Divisions 2 and 3 will comprise the following: Division 2 -- Antrim, Sligo, Wexford, Offaly, Cavan, Tipperary, Roscommon, Longford; Division 3 -- Limerick, Waterford, Wicklow, Fermanagh, Carlow, Clare, Leitrim, London, Kilkenny.

Up to a few years ago, the top 16 were divided into Divisions 1A and 1B, followed by 2A and 2B, with inter-linked promotion. The bottom two in Division 1A were replaced by the top two in 2A, similarly with 1B and 2B.

However, the new proposal, while advocating the return to a 16-county Division 1, proposes retaining Divisions 2 and 3 in their current format.

GAA head of games administration Feargal McGill said that the proposal to revamp Division 1 was designed to bring added freshness to the competition and to ensure that there was greater variety in the pairings.

The amended system would apply for two seasons, after which the 16 Division 1 teams would again be divided by an open draw.

"We think that by doing it that way, it would freshen things up every two years.

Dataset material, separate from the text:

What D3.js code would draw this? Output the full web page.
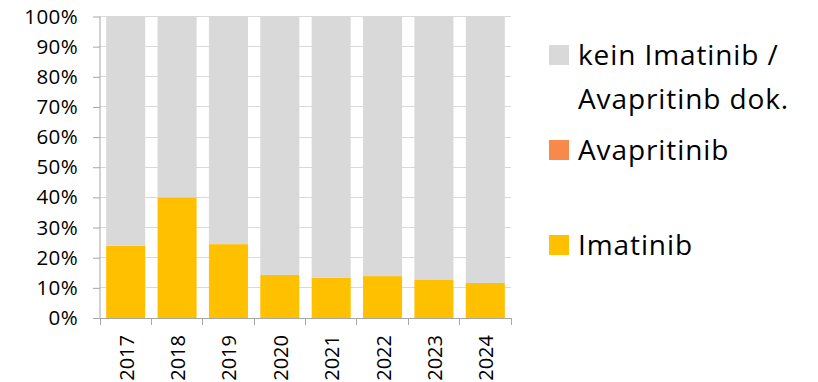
<!DOCTYPE html>
<html><head><meta charset="utf-8">
<script src="https://cdn.jsdelivr.net/npm/d3@7"></script>
<style>body{margin:0;background:#fff}svg{display:block}</style>
</head><body>
<svg id="c" width="818" height="382"></svg>
<script>
const years = ["2017","2018","2019","2020","2021","2022","2023","2024"];
const imatinib = [24.0, 40.0, 24.5, 14.3, 13.3, 13.9, 12.6, 11.6];
const avapritinib = [0, 0, 0, 0, 0, 0, 0, 0];
const keinDok = [76.0, 60.0, 75.5, 85.7, 86.7, 86.1, 87.4, 88.4];
const yTicks = [0,10,20,30,40,50,60,70,80,90,100];
const seriesNames = ["Imatinib","Avapritinib","kein Imatinib / Avapritinb dok."];
const colors = ["#ffc000","#f78a4a","#d9d9d9"];

const font = "'Open Sans', 'Noto Sans', sans-serif";
const svg = d3.select("#c");
const x = d3.scaleBand().domain(years).range([100, 511]).paddingInner(0.24).paddingOuter(0.12);
const y = d3.scaleLinear().domain([0,100]).range([318, 16.5]);

// gridlines
svg.append("g").selectAll("line").data(yTicks.slice(1)).join("line")
  .attr("x1",100).attr("x2",511).attr("y1",d=>y(d)).attr("y2",d=>y(d))
  .attr("stroke","#d9d9d9").attr("stroke-width",1).attr("shape-rendering","crispEdges");

const data = years.map((yr,i)=>({year:yr, Imatinib:imatinib[i], Avapritinib:avapritinib[i], kein:keinDok[i]}));
const stack = d3.stack().keys(["Imatinib","Avapritinib","kein"])(data);
svg.append("g").selectAll("g").data(stack).join("g").attr("fill",(d,i)=>colors[i])
  .selectAll("rect").data(d=>d).join("rect")
  .attr("x",d=>x(d.data.year)).attr("width",x.bandwidth())
  .attr("y",d=>y(d[1])).attr("height",d=>y(d[0])-y(d[1]));

// y axis
const ya = svg.append("g").attr("transform","translate(100,0)")
  .call(d3.axisLeft(y).tickValues(yTicks).tickFormat(d=>d+"%").tickSize(7).tickPadding(15));
ya.select(".domain").attr("stroke","#a6a6a6").attr("d","M0,16.5V318");
ya.selectAll(".tick line").attr("stroke","#a6a6a6");
ya.selectAll("text").attr("font-family",font).attr("font-size",20.5).attr("letter-spacing","0.4px").attr("fill","#000");

// x axis
const xa = svg.append("g").attr("transform","translate(0,318)");
xa.append("line").attr("x1",100).attr("x2",511).attr("stroke","#a6a6a6").attr("shape-rendering","crispEdges");
xa.selectAll("line.t").data(d3.range(years.length+1)).join("line").attr("class","t")
  .attr("x1",i=>100+i*(411/years.length)).attr("x2",i=>100+i*(411/years.length))
  .attr("y1",0).attr("y2",7).attr("stroke","#a6a6a6").attr("shape-rendering","crispEdges");
xa.selectAll("text").data(years).join("text")
  .attr("transform",d=>`translate(${x(d)+x.bandwidth()/2+1},17) rotate(-90)`)
  .attr("text-anchor","end").attr("dy","0.35em")
  .attr("font-family",font).attr("font-size",20).attr("fill","#000").text(d=>d);

// legend
const leg = [
  {c:colors[2], lines:["kein Imatinib /","Avapritinb dok."], y:45},
  {c:colors[1], lines:["Avapritinib"], y:140},
  {c:colors[0], lines:["Imatinib"], y:235}
];
const lg = svg.append("g");
leg.forEach(l=>{
  lg.append("rect").attr("x",549).attr("y",l.y).attr("width",20).attr("height",20).attr("fill",l.c);
  l.lines.forEach((t,j)=>{
    lg.append("text").attr("x",578).attr("y",l.y+20+j*43.5).attr("font-family",font)
      .attr("font-size",28).attr("letter-spacing","0.9px").attr("fill","#000").text(t);
  });
});
</script>
</body></html>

It would also greatly add to the incentive for the teams outside Division 1 to work as hard as possible to get into the top group," he said.

Monaghan manager Eamonn McEneaney welcomed the proposal, believing that it would energise the Division 1 league and increase the incentive for counties lower down.

"I'm not just saying that because Monaghan were due to drop to Division 2 next year. I had the opposite experience with Monaghan and Louth in the past when the league was changed and we lost out.

"I just think that having the 16 top teams in two groups would work well, especially now that semi-finals are on the way back. It would also be a boost to teams lower down, as the path to Division 1 wouldn't be as long," he said.

The big risk attached to separating teams by open draw is that it could produce a geographical imbalance, involving Leinster and/or Ulster counties, since each province has six counties in the top 16.

In theory, that could lead to six Leinster counties in one group and six from Ulster in the other section, leaving only Cork, Kerry, Galway and Mayo as the 'outsiders' in provincial parties.

Among the other proposals considered was a north-south geographical division of counties, based on a line from Dublin to Galway. However, that has been ruled out and instead Central Council will vote on the plan to return to a 16-team Division 1.

They will also discuss three different proposals to reconfigure the hurling League.